### Source data:
══════

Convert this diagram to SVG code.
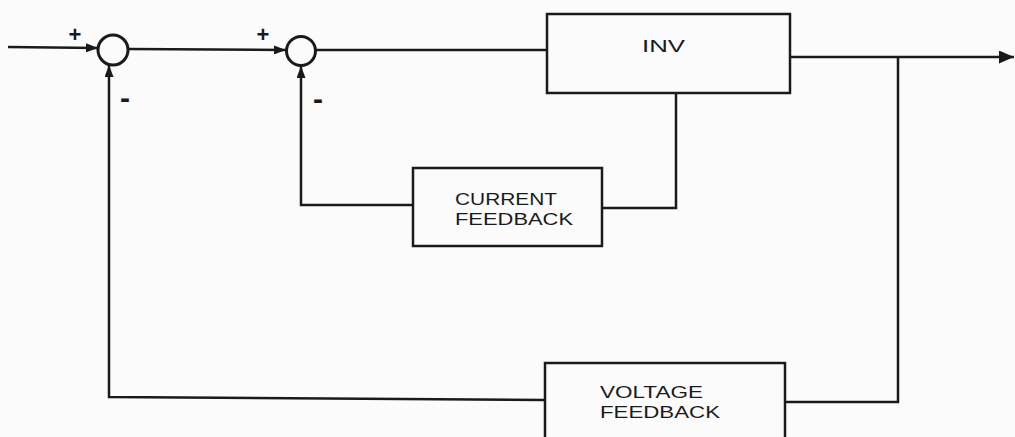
<svg xmlns="http://www.w3.org/2000/svg" width="1015" height="437" viewBox="0 0 1015 437">
<style>
.ln{fill:none;stroke:#1a1a1a;stroke-width:2.5;stroke-linejoin:miter}
.bx{fill:none;stroke:#1a1a1a;stroke-width:2.5}
.sj{fill:none;stroke:#1a1a1a;stroke-width:3}
.t{font-family:"Liberation Sans",Arial,sans-serif;font-size:17px;fill:#1a1a1a}
.p{font-family:"Liberation Sans",Arial,sans-serif;font-size:22px;font-weight:bold;fill:#1a1a1a}
.m{font-family:"Liberation Sans",Arial,sans-serif;font-size:30px;font-weight:bold;fill:#1a1a1a}
</style>
<defs>
<marker id="ah" viewBox="0 0 12 9" refX="12" refY="4.5" markerWidth="12" markerHeight="9" orient="auto" markerUnits="userSpaceOnUse">
<path d="M0,0 L12,4.5 L0,9 z" fill="#1a1a1a"/>
</marker>
<marker id="ahBig" viewBox="0 0 15 13" refX="15" refY="6.5" markerWidth="15" markerHeight="13" orient="auto" markerUnits="userSpaceOnUse">
<path d="M0,0 L15,6.5 L0,13 z" fill="#1a1a1a"/>
</marker>
</defs>
<rect width="1015" height="437" fill="#fbfbfb"/>
<g id="connectors">
<path class="ln" d="M8,47 L98,48" marker-end="url(#ah)"/>
<path class="ln" d="M128,49 L286,50" marker-end="url(#ah)"/>
<path class="ln" d="M316,50 L547,50"/>
<path class="ln" d="M790,57 L1014,57" marker-end="url(#ahBig)"/>
<path class="ln" d="M898,57 L898,402 L785,402"/>
<path class="ln" d="M545,400 L109,397 L109,65" marker-end="url(#ah)"/>
<path class="ln" d="M676,92 L676,208 L602,208"/>
<path class="ln" d="M413,205 L301,205 L301,66" marker-end="url(#ah)"/>
</g>
<g id="sum1">
<circle class="sj" cx="113" cy="50" r="15"/>
<text class="p" x="75" y="42" text-anchor="middle">+</text>
<text class="m" x="125" y="108" text-anchor="middle">-</text>
</g>
<g id="sum2">
<circle class="sj" cx="301" cy="51" r="14.5"/>
<text class="p" x="263" y="42" text-anchor="middle">+</text>
<text class="m" x="318" y="109" text-anchor="middle">-</text>
</g>
<g id="inv">
<rect class="bx" x="547" y="14" width="243" height="79"/>
<text class="t" x="642" y="52" textLength="43" lengthAdjust="spacingAndGlyphs">INV</text>
</g>
<g id="current-feedback">
<rect class="bx" x="413" y="168" width="189" height="78"/>
<text class="t" x="455" y="205" textLength="102" lengthAdjust="spacingAndGlyphs">CURRENT</text>
<text class="t" x="455" y="225" textLength="118" lengthAdjust="spacingAndGlyphs">FEEDBACK</text>
</g>
<g id="voltage-feedback">
<rect class="bx" x="545" y="363" width="240" height="90"/>
<text class="t" x="600" y="398" textLength="103" lengthAdjust="spacingAndGlyphs">VOLTAGE</text>
<text class="t" x="600" y="418" textLength="120" lengthAdjust="spacingAndGlyphs">FEEDBACK</text>
</g>
</svg>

══════

### Task prompt:
Return the listing above in full and without alteration, excluding its pictures.

### Result:
Convert this diagram to SVG code.
<svg xmlns="http://www.w3.org/2000/svg" width="1015" height="437" viewBox="0 0 1015 437">
<style>
.ln{fill:none;stroke:#1a1a1a;stroke-width:2.5;stroke-linejoin:miter}
.bx{fill:none;stroke:#1a1a1a;stroke-width:2.5}
.sj{fill:none;stroke:#1a1a1a;stroke-width:3}
.t{font-family:"Liberation Sans",Arial,sans-serif;font-size:17px;fill:#1a1a1a}
.p{font-family:"Liberation Sans",Arial,sans-serif;font-size:22px;font-weight:bold;fill:#1a1a1a}
.m{font-family:"Liberation Sans",Arial,sans-serif;font-size:30px;font-weight:bold;fill:#1a1a1a}
</style>
<defs>
<marker id="ah" viewBox="0 0 12 9" refX="12" refY="4.5" markerWidth="12" markerHeight="9" orient="auto" markerUnits="userSpaceOnUse">
<path d="M0,0 L12,4.5 L0,9 z" fill="#1a1a1a"/>
</marker>
<marker id="ahBig" viewBox="0 0 15 13" refX="15" refY="6.5" markerWidth="15" markerHeight="13" orient="auto" markerUnits="userSpaceOnUse">
<path d="M0,0 L15,6.5 L0,13 z" fill="#1a1a1a"/>
</marker>
</defs>
<rect width="1015" height="437" fill="#fbfbfb"/>
<g id="connectors">
<path class="ln" d="M8,47 L98,48" marker-end="url(#ah)"/>
<path class="ln" d="M128,49 L286,50" marker-end="url(#ah)"/>
<path class="ln" d="M316,50 L547,50"/>
<path class="ln" d="M790,57 L1014,57" marker-end="url(#ahBig)"/>
<path class="ln" d="M898,57 L898,402 L785,402"/>
<path class="ln" d="M545,400 L109,397 L109,65" marker-end="url(#ah)"/>
<path class="ln" d="M676,92 L676,208 L602,208"/>
<path class="ln" d="M413,205 L301,205 L301,66" marker-end="url(#ah)"/>
</g>
<g id="sum1">
<circle class="sj" cx="113" cy="50" r="15"/>
<text class="p" x="75" y="42" text-anchor="middle">+</text>
<text class="m" x="125" y="108" text-anchor="middle">-</text>
</g>
<g id="sum2">
<circle class="sj" cx="301" cy="51" r="14.5"/>
<text class="p" x="263" y="42" text-anchor="middle">+</text>
<text class="m" x="318" y="109" text-anchor="middle">-</text>
</g>
<g id="inv">
<rect class="bx" x="547" y="14" width="243" height="79"/>
<text class="t" x="642" y="52" textLength="43" lengthAdjust="spacingAndGlyphs">INV</text>
</g>
<g id="current-feedback">
<rect class="bx" x="413" y="168" width="189" height="78"/>
<text class="t" x="455" y="205" textLength="102" lengthAdjust="spacingAndGlyphs">CURRENT</text>
<text class="t" x="455" y="225" textLength="118" lengthAdjust="spacingAndGlyphs">FEEDBACK</text>
</g>
<g id="voltage-feedback">
<rect class="bx" x="545" y="363" width="240" height="90"/>
<text class="t" x="600" y="398" textLength="103" lengthAdjust="spacingAndGlyphs">VOLTAGE</text>
<text class="t" x="600" y="418" textLength="120" lengthAdjust="spacingAndGlyphs">FEEDBACK</text>
</g>
</svg>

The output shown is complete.